The Chinook was developed in the United States as a sled dog whose function was drafting and sled dog racing. Bred to combine the power of freighting breeds with the speed of the lighter racing sled dogs, he is an athletic, hard bodied dog showing good forward reach and rear extension in a seemingly tireless gait. The Chinook is an impressive dog, with an aquiline muzzle, dark almond eyes, black eye markings, a variety of ear carriages, and a tawny, close fitting coat. His saber tail is held in a graceful sickle curve. The male should appear unquestionably masculine; the female should have a distinctly feminine look and be judged equally with the male.

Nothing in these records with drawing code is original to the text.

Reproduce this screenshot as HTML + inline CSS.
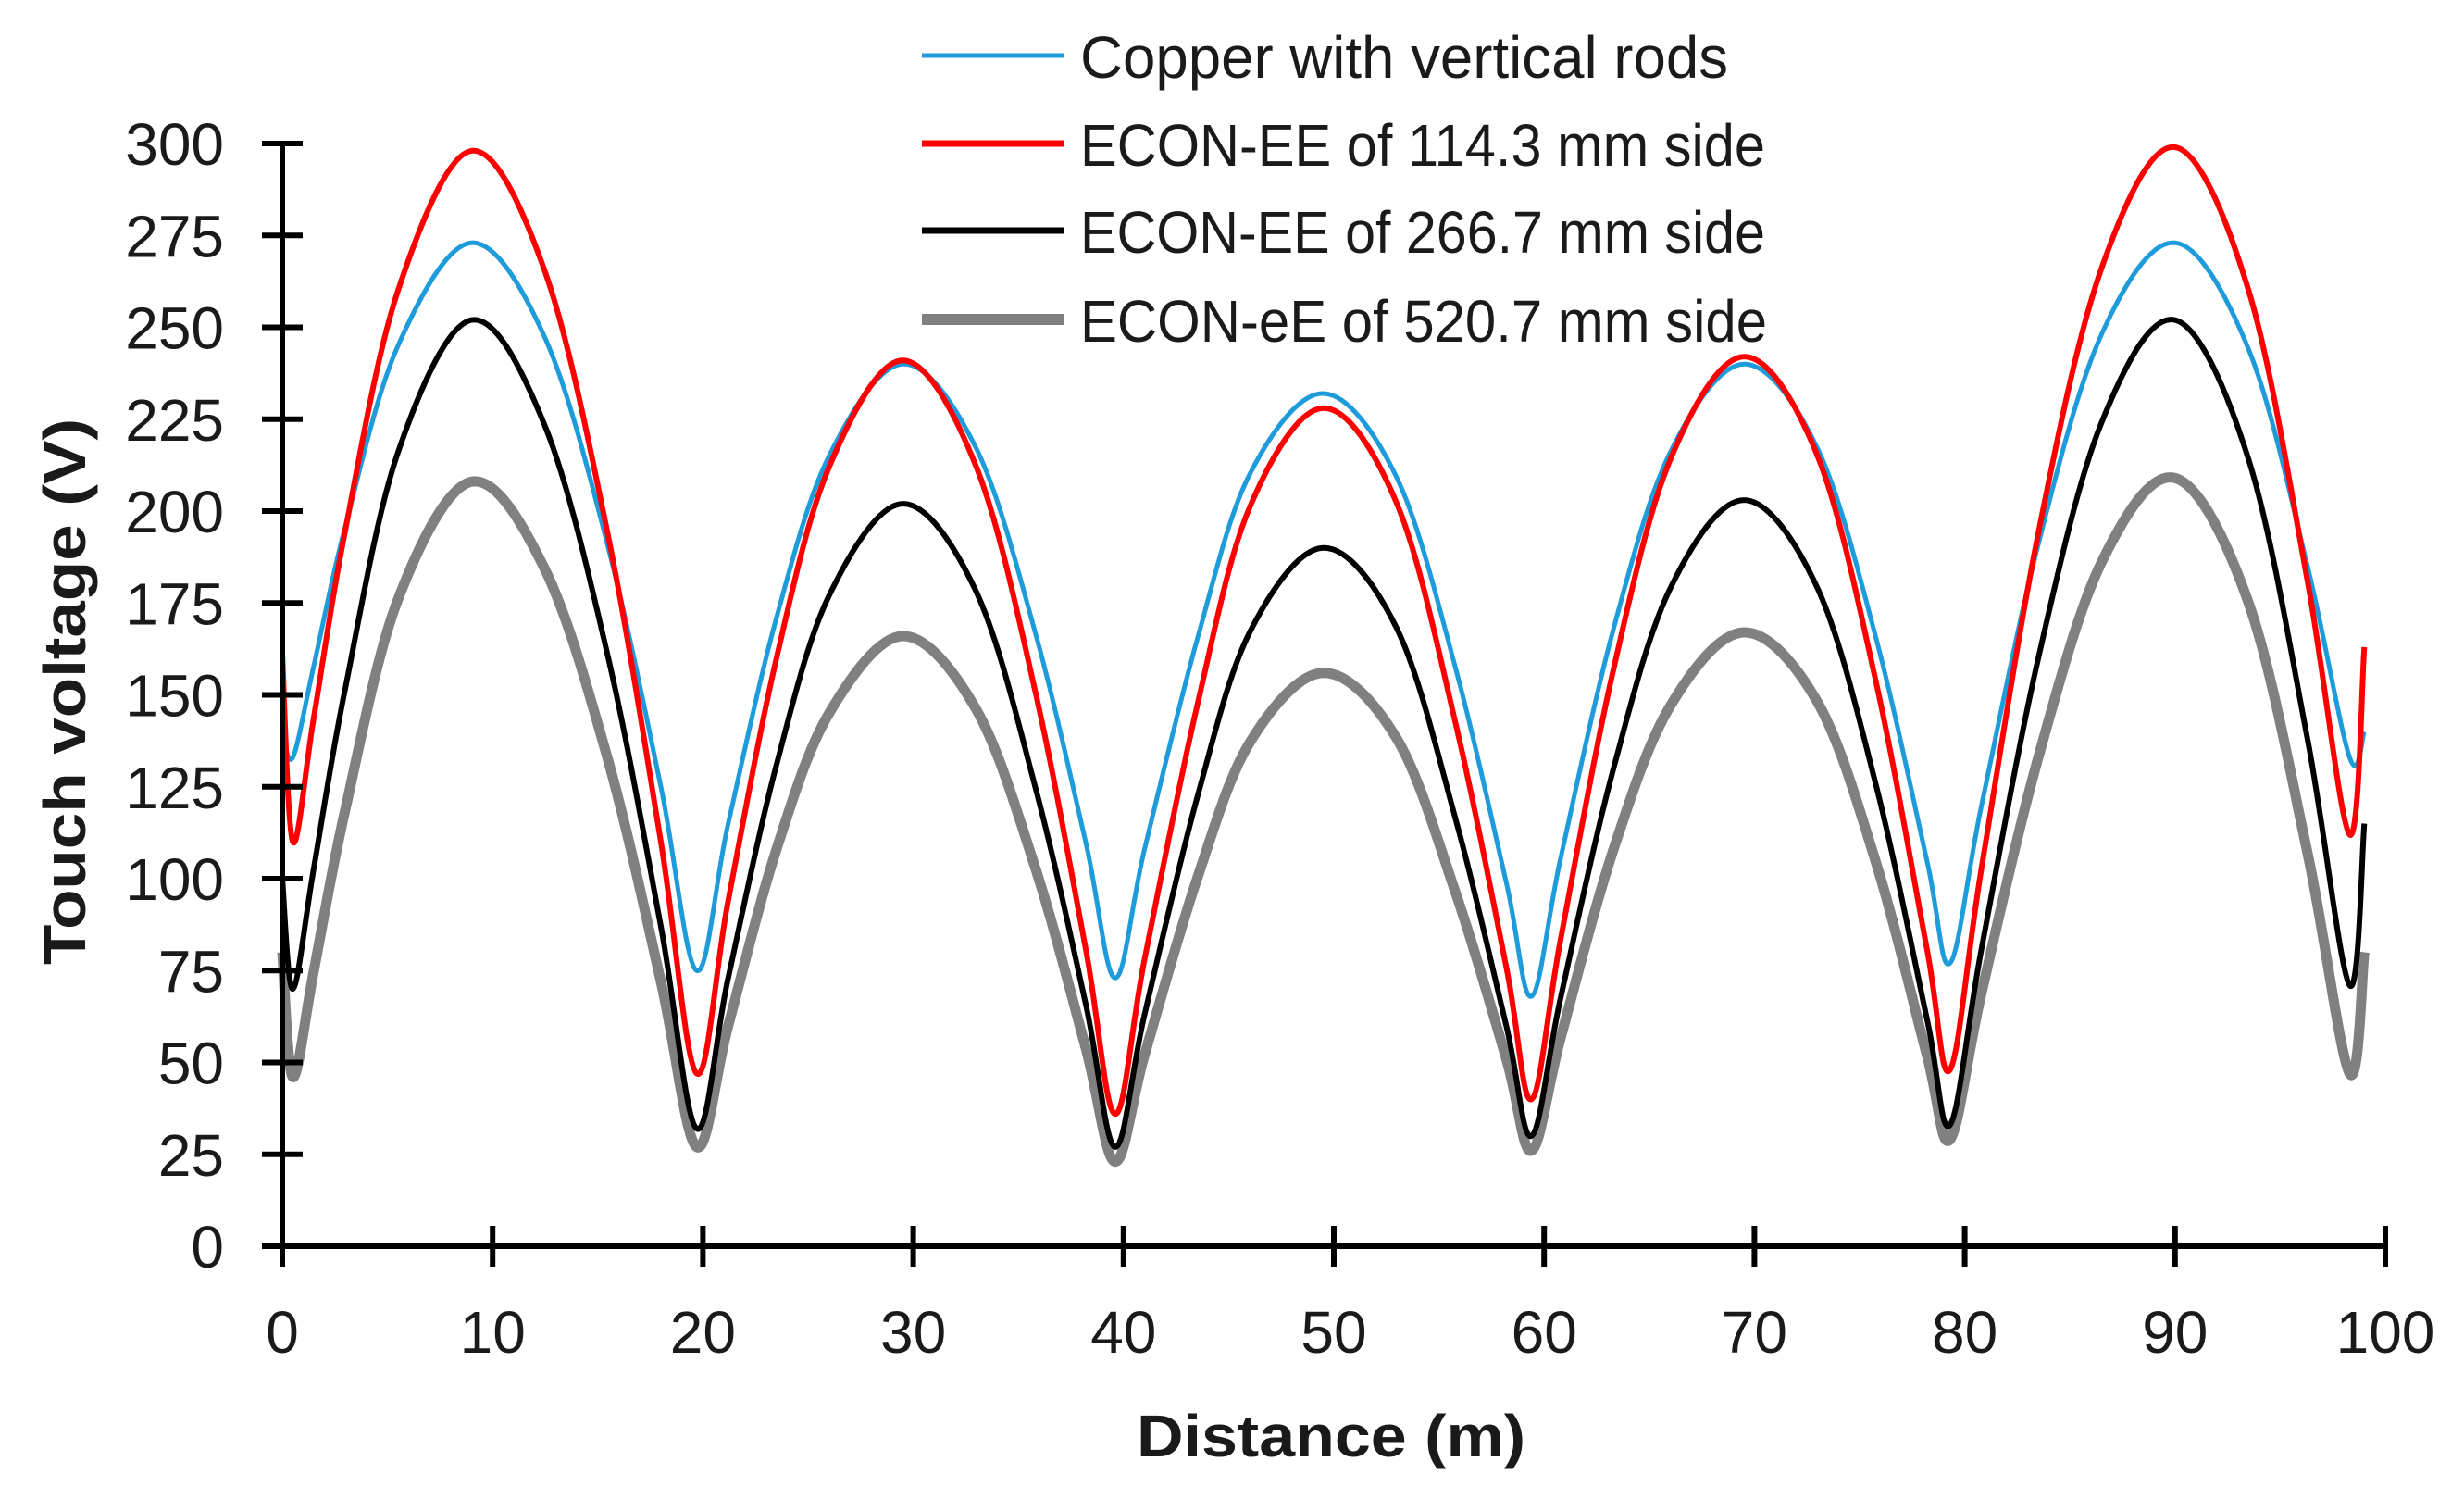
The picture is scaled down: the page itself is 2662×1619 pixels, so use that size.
<!DOCTYPE html>
<html><head><meta charset="utf-8">
<style>html,body{margin:0;padding:0;background:#fff;}svg{display:block;}</style>
</head><body>
<svg id="chart" width="2662" height="1619" viewBox="0 0 2662 1619" xmlns="http://www.w3.org/2000/svg" font-family="Liberation Sans, sans-serif">
<g id="plot"></g>
<g id="axes"></g>
<g id="legend"></g>
</svg>
<script>
const xValues = [0,0.5,1.5,3,5.5,9,12.5,15.5,18,19.7,21.2,23.5,26,29.5,33,35.8,38.2,39.6,41,43.5,46,49.5,53,55.8,58.2,59.4,60.8,63.3,66,69.5,73,75.8,78.2,79.3,80.8,83.5,86.5,90,93.5,96.3,98.3,99];
const copperValues = [140,133,158,196,245,273,247,190,125,75,115,171,215,240,217,167,110,73,108,165,210,232,209,157,99,68,106,168,216,240,217,165,105,77,120,191,248,273,244,185,133,140];
const econ114Values = [161,110,144,195,260,298,265,193,110,47,94,160,212,241,212,151,81,36,78,147,201,228,202,142,76,40,84,157,214,242,215,153,81,48,103,194,266,299,260,181,112,163];
const econ266Values = [100,70,103,152,216,252,223,160,87,32,73,131,177,202,178,125,66,27,63,122,167,190,168,116,60,30,68,130,179,203,179,125,62,33,81,160,224,252,214,138,71,115];
const econ520Values = [80,46,75,119,176,208,184,132,72,27,60,108,145,166,146,103,54,23,52,100,137,156,138,96,51,26,57,108,147,167,148,104,52,29,69,133,186,209,175,107,47,80];
const xTicks = [0,10,20,30,40,50,60,70,80,90,100];
const yTicks = [0,25,50,75,100,125,150,175,200,225,250,275,300];
const seriesNames = ["Copper with vertical rods","ECON-EE of 114.3 mm side","ECON-EE of 266.7 mm side","ECON-eE of 520.7 mm side"];

const NS = "http://www.w3.org/2000/svg";
const X0 = 305, X1 = 2577, Y0 = 1346, Y1 = 155;
const xs = v => X0 + (v / 100) * (X1 - X0);
const ys = v => Y0 - (v / 300) * (Y0 - Y1);
function mk(tag, attrs, parent){const e=document.createElementNS(NS,tag);for(const k in attrs)e.setAttribute(k,attrs[k]);parent.appendChild(e);return e;}

const plot = document.getElementById('plot');
const axes = document.getElementById('axes');
const legend = document.getElementById('legend');

function pathFor(vals){
  const p = xValues.map((x,i)=>[xs(x), ys(vals[i])]);
  let d = `M${p[0][0].toFixed(1)},${p[0][1].toFixed(1)}`;
  for(let i=0;i<p.length-1;i++){
    const p0=p[Math.max(0,i-1)],p1=p[i],p2=p[i+1],p3=p[Math.min(p.length-1,i+2)];
    const c1=[p1[0]+(p2[0]-p0[0])/6,p1[1]+(p2[1]-p0[1])/6];
    const c2=[p2[0]-(p3[0]-p1[0])/6,p2[1]-(p3[1]-p1[1])/6];
    d+=` C${c1[0].toFixed(1)},${c1[1].toFixed(1)} ${c2[0].toFixed(1)},${c2[1].toFixed(1)} ${p2[0].toFixed(1)},${p2[1].toFixed(1)}`;
  }
  return d;
}
const series = [
  {vals: econ520Values, color:'#808080', w:11, name:'series-econ-520'},
  {vals: econ266Values, color:'#000000', w:6, name:'series-econ-266'},
  {vals: copperValues, color:'#1E9BDB', w:5, name:'series-copper'},
  {vals: econ114Values, color:'#FF0000', w:6, name:'series-econ-114'}
];
series.forEach(s=>{
  const el = mk('path',{d:pathFor(s.vals),fill:'none',stroke:s.color,'stroke-width':s.w,'stroke-linejoin':'round'},plot);
  
  
});

const yAxis = mk('line',{x1:X0,y1:Y1-3,x2:X0,y2:Y0+22,stroke:'#000','stroke-width':6},axes);


const xAxis = mk('line',{x1:X0-22,y1:Y0,x2:X1+3,y2:Y0,stroke:'#000','stroke-width':6},axes);


yTicks.forEach(v=>{
  const t = mk('line',{x1:X0-22,y1:ys(v),x2:X0+22,y2:ys(v),stroke:'#000','stroke-width':6},axes);
  
  
  const l = mk('text',{x:242,y:ys(v)+23,'text-anchor':'end','font-size':64,fill:'#1a1a1a'},axes);
  l.textContent = v;
  
  
});
xTicks.forEach(v=>{
  const t = mk('line',{x1:xs(v),y1:Y0-22,x2:xs(v),y2:Y0+22,stroke:'#000','stroke-width':6},axes);
  
  
  const l = mk('text',{x:xs(v),y:1461,'text-anchor':'middle','font-size':64,fill:'#1a1a1a'},axes);
  l.textContent = v;
  
  
});
const xt = mk('text',{x:1438,y:1573,'text-anchor':'middle','font-size':64,'font-weight':'bold',fill:'#1a1a1a',textLength:420,lengthAdjust:'spacingAndGlyphs'},axes);
xt.textContent='Distance (m)';


const yt = mk('text',{x:0,y:0,'text-anchor':'middle','font-size':64,'font-weight':'bold',fill:'#1a1a1a',transform:'translate(92,747) rotate(-90)',textLength:590,lengthAdjust:'spacingAndGlyphs'},axes);
yt.textContent='Touch voltage (V)';



const legColors=['#1E9BDB','#FF0000','#000000','#808080'];
const legW=[5,7,7,12];
const legY=[60,155,249,345];
const legLen=[700,740,740,742];
seriesNames.forEach((n,i)=>{
  const g = mk('g',{},legend);
  
  
  mk('line',{x1:996,y1:legY[i],x2:1150,y2:legY[i],stroke:legColors[i],'stroke-width':legW[i]},g);
  const t = mk('text',{x:1167,y:legY[i]+24,'font-size':64,fill:'#1a1a1a',textLength:legLen[i],lengthAdjust:'spacingAndGlyphs'},g);
  t.textContent=n;
});
</script>
</body></html>
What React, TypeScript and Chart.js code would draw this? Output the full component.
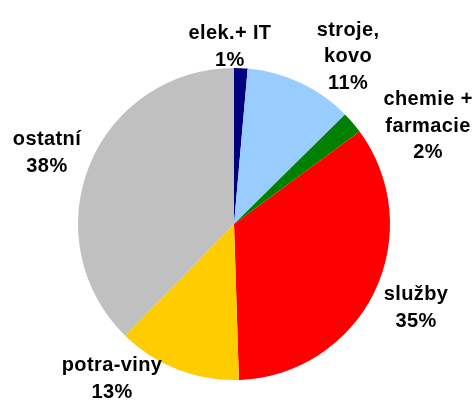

A dignified and affectionate family dog, the Chinook is known for his love of children. The Chinook is to be presented in a natural condition with no trimming. The following is a description of the ideal Chinook.
Like all breeds there may be some health issues, like hip dysplasia, eye disease or patellar luxation, Some dogs may be faced with these health challenges in their lives, but the majority of Chinooks are healthy dogs.
Working with a responsible breeder, those wishing to own a Chinook can gain the education they need to know about specific health concerns within the breed. Good breeders utilize genetic testing of their breeding stock to reduce the likelihood of disease in their puppies.
Puppy socialization is a must for confidence building, which should include taking a puppy class. The breed was developed as a sled dog who function was both drafting and racing. Highly trainable, adaptable, and versatile, the breed thrives on regular exercise and activities such as backpacking, hiking, jogging, agility, and skijoring. Chinooks are not a protection breed and do not make good guard dogs. They prefer daily walks and a fenced in yard to play in, and they are always eager to engage with you in other activities.